- DATA BLOCK
▼

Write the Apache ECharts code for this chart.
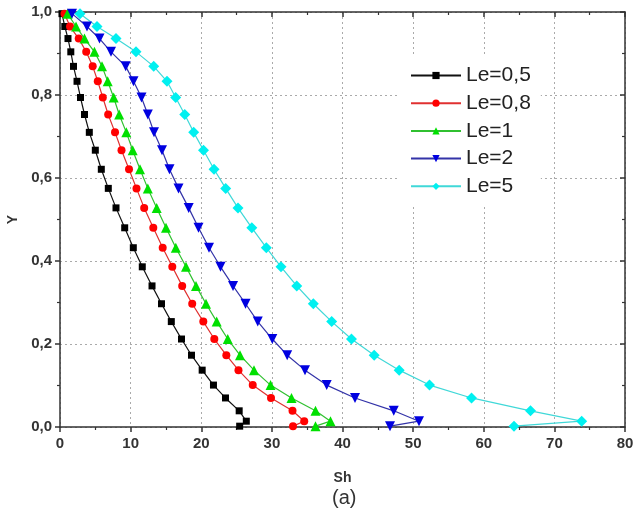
<!DOCTYPE html>
<html>
<head>
<meta charset="utf-8">
<script src="https://cdn.jsdelivr.net/npm/echarts@6/dist/echarts.min.js"></script>
<style>
  html,body{margin:0;padding:0;background:#fff;}
  #chart{width:634px;height:519px;}
</style>
</head>
<body>
<div id="chart"></div>
<script>
// Y positions shared by every curve
const yLevels = [0.996, 0.965, 0.936, 0.904, 0.869, 0.833, 0.794, 0.753, 0.710, 0.667,
  0.621, 0.575, 0.528, 0.480, 0.432, 0.386, 0.340, 0.297, 0.254, 0.212,
  0.173, 0.137, 0.101, 0.070, 0.039, 0.014, 0.002];

// Sh values per Le
const shLe05 = [0.28, 0.68, 1.13, 1.53, 1.91, 2.41, 2.90, 3.47, 4.15, 5.00,
  5.85, 6.84, 7.93, 9.16, 10.38, 11.65, 13.03, 14.37, 15.76, 17.20,
  18.62, 20.13, 21.73, 23.43, 25.37, 26.38, 25.44];
const shLe08 = [0.64, 1.42, 2.65, 3.71, 4.63, 5.35, 6.06, 6.82, 7.79, 8.71,
  9.77, 10.83, 11.92, 13.21, 14.54, 15.90, 17.30, 18.72, 20.29, 21.85,
  23.55, 25.27, 27.29, 29.88, 32.92, 34.58, 32.99];
const shLe1 = [1.06, 2.27, 3.47, 4.88, 5.95, 6.75, 7.60, 8.38, 9.39, 10.29,
  11.33, 12.43, 13.69, 15.01, 16.40, 17.84, 19.26, 20.67, 22.19, 23.75,
  25.49, 27.47, 29.81, 32.78, 36.18, 38.30, 36.18];
const shLe2 = [1.70, 3.82, 5.59, 7.22, 9.30, 10.41, 11.54, 12.43, 13.31, 14.44,
  15.50, 16.78, 18.22, 19.61, 21.10, 22.73, 24.50, 26.27, 28.00, 30.06,
  32.17, 34.69, 37.76, 41.77, 47.26, 50.83, 46.73];
const shLe5 = [2.83, 5.24, 7.93, 10.76, 13.27, 15.15, 16.38, 17.66, 18.93, 20.32,
  21.81, 23.46, 25.20, 27.16, 29.21, 31.29, 33.52, 35.87, 38.47, 41.27,
  44.49, 48.03, 52.32, 58.27, 66.62, 73.87, 64.28];

const seriesNames = ['Le=0,5', 'Le=0,8', 'Le=1', 'Le=2', 'Le=5'];
const xTicks = [0, 10, 20, 30, 40, 50, 60, 70, 80];

function pairs(xs){
  var out = [];
  for (var i = 0; i < xs.length; i++) {
    out.push([xs[i], yLevels[i]]);
  }
  return out;
}

function makeSeries(name, xs, symbol, size, markColor, lineColor, rotate){
  return {
    name: name,
    type: 'line',
    data: pairs(xs),
    symbol: symbol,
    symbolSize: size,
    symbolRotate: rotate || 0,
    showAllSymbol: true,
    clip: false,
    itemStyle: { color: markColor, borderWidth: 0 },
    lineStyle: { color: lineColor, width: 1.2 },
    emphasis: { disabled: true }
  };
}

const chart = echarts.init(document.getElementById('chart'), null, { renderer: 'canvas' });

const tickFont = { color: '#333', fontWeight: 'bold', fontSize: 15, fontFamily: 'Liberation Sans, Arial, sans-serif' };
const axisLine = { show: true, onZero: false, lineStyle: { color: '#333', width: 1.5 } };
const gridLine = { show: true, lineStyle: { color: '#aaa', width: 1, type: [2, 3] } };

const option = {
  backgroundColor: '#fff',
  animation: false,
  grid: { left: 60, right: 9, top: 12, bottom: 92, containLabel: false, outerBoundsMode: 'none' },
  title: {
    text: '(a)',
    left: 327,
    top: 483,
    textStyle: { fontSize: 20, fontWeight: 'normal', color: '#333', fontFamily: 'Liberation Sans, Arial, sans-serif' }
  },
  legend: {
    orient: 'vertical',
    left: 400,
    top: 55,
    padding: [10, 10, 10, 10],
    backgroundColor: '#fff',
    itemWidth: 50,
    itemHeight: 9,
    itemGap: 6.7,
    data: seriesNames,
    textStyle: { fontSize: 21, lineHeight: 21, color: '#222', fontFamily: 'Liberation Sans, Arial, sans-serif' }
  },
  xAxis: [
    {
      type: 'value', position: 'bottom', min: 0, max: 80, interval: 10,
      name: 'Sh', nameLocation: 'middle', nameGap: 44,
      nameTextStyle: { fontSize: 14, fontWeight: 'bold', color: '#333', fontFamily: 'Liberation Sans, Arial, sans-serif' },
      axisLine: axisLine,
      axisTick: { show: true, inside: false, length: 5, lineStyle: { color: '#333', width: 1.5 } },
      minorTick: { show: true, splitNumber: 2, length: 3, lineStyle: { color: '#333', width: 1.2 } },
      axisLabel: Object.assign({ margin: 9, formatter: function(v){ return xTicks.indexOf(v) >= 0 ? String(v) : ''; } }, tickFont),
      splitLine: gridLine
    },
    {
      type: 'value', position: 'top', min: 0, max: 80, interval: 10,
      axisLine: axisLine,
      axisTick: { show: true, inside: true, length: 5, lineStyle: { color: '#333', width: 1.5 } },
      minorTick: { show: true, splitNumber: 2, length: 3, lineStyle: { color: '#333', width: 1.2 } },
      axisLabel: { show: false },
      splitLine: { show: false }
    }
  ],
  yAxis: [
    {
      type: 'value', position: 'left', min: 0, max: 1, interval: 0.2,
      name: 'Y', nameLocation: 'middle', nameGap: 40,
      nameTextStyle: { fontSize: 14, fontWeight: 'bold', color: '#333', fontFamily: 'Liberation Sans, Arial, sans-serif' },
      axisLine: axisLine,
      axisTick: { show: true, inside: false, length: 5, lineStyle: { color: '#333', width: 1.5 } },
      minorTick: { show: true, splitNumber: 2, length: 3, lineStyle: { color: '#333', width: 1.2 } },
      axisLabel: Object.assign({ margin: 8, formatter: function(v){ return v.toFixed(1).replace('.', ','); } }, tickFont),
      splitLine: gridLine
    },
    {
      type: 'value', position: 'right', min: 0, max: 1, interval: 0.2,
      axisLine: axisLine,
      axisTick: { show: true, inside: true, length: 5, lineStyle: { color: '#333', width: 1.5 } },
      minorTick: { show: true, splitNumber: 2, length: 3, lineStyle: { color: '#333', width: 1.2 } },
      axisLabel: { show: false },
      splitLine: { show: false }
    }
  ],
  series: [
    makeSeries(seriesNames[0], shLe05, 'rect', 7, '#000000', '#111111'),
    makeSeries(seriesNames[1], shLe08, 'circle', 8, '#ff0000', '#e03030'),
    makeSeries(seriesNames[2], shLe1, 'triangle', 10, '#00e000', '#30c030'),
    makeSeries(seriesNames[3], shLe2, 'triangle', 10, '#0000e0', '#3333a8', 180),
    makeSeries(seriesNames[4], shLe5, 'diamond', 11, '#00f0f0', '#40d8d8')
  ]
};

chart.setOption(option);
</script>
</body>
</html>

▲

- SHORT EXERCISE
Repeat exactly and only the lines from the start of the data above through the line that holds "0.173, 0.137, 0.101, 0.070, 0.039, 0.014, 0.002];", inclusive. Pictures do not belong in the copy.

- SOLUTION BELOW
Write the Apache ECharts code for this chart.
<!DOCTYPE html>
<html>
<head>
<meta charset="utf-8">
<script src="https://cdn.jsdelivr.net/npm/echarts@6/dist/echarts.min.js"></script>
<style>
  html,body{margin:0;padding:0;background:#fff;}
  #chart{width:634px;height:519px;}
</style>
</head>
<body>
<div id="chart"></div>
<script>
// Y positions shared by every curve
const yLevels = [0.996, 0.965, 0.936, 0.904, 0.869, 0.833, 0.794, 0.753, 0.710, 0.667,
  0.621, 0.575, 0.528, 0.480, 0.432, 0.386, 0.340, 0.297, 0.254, 0.212,
  0.173, 0.137, 0.101, 0.070, 0.039, 0.014, 0.002];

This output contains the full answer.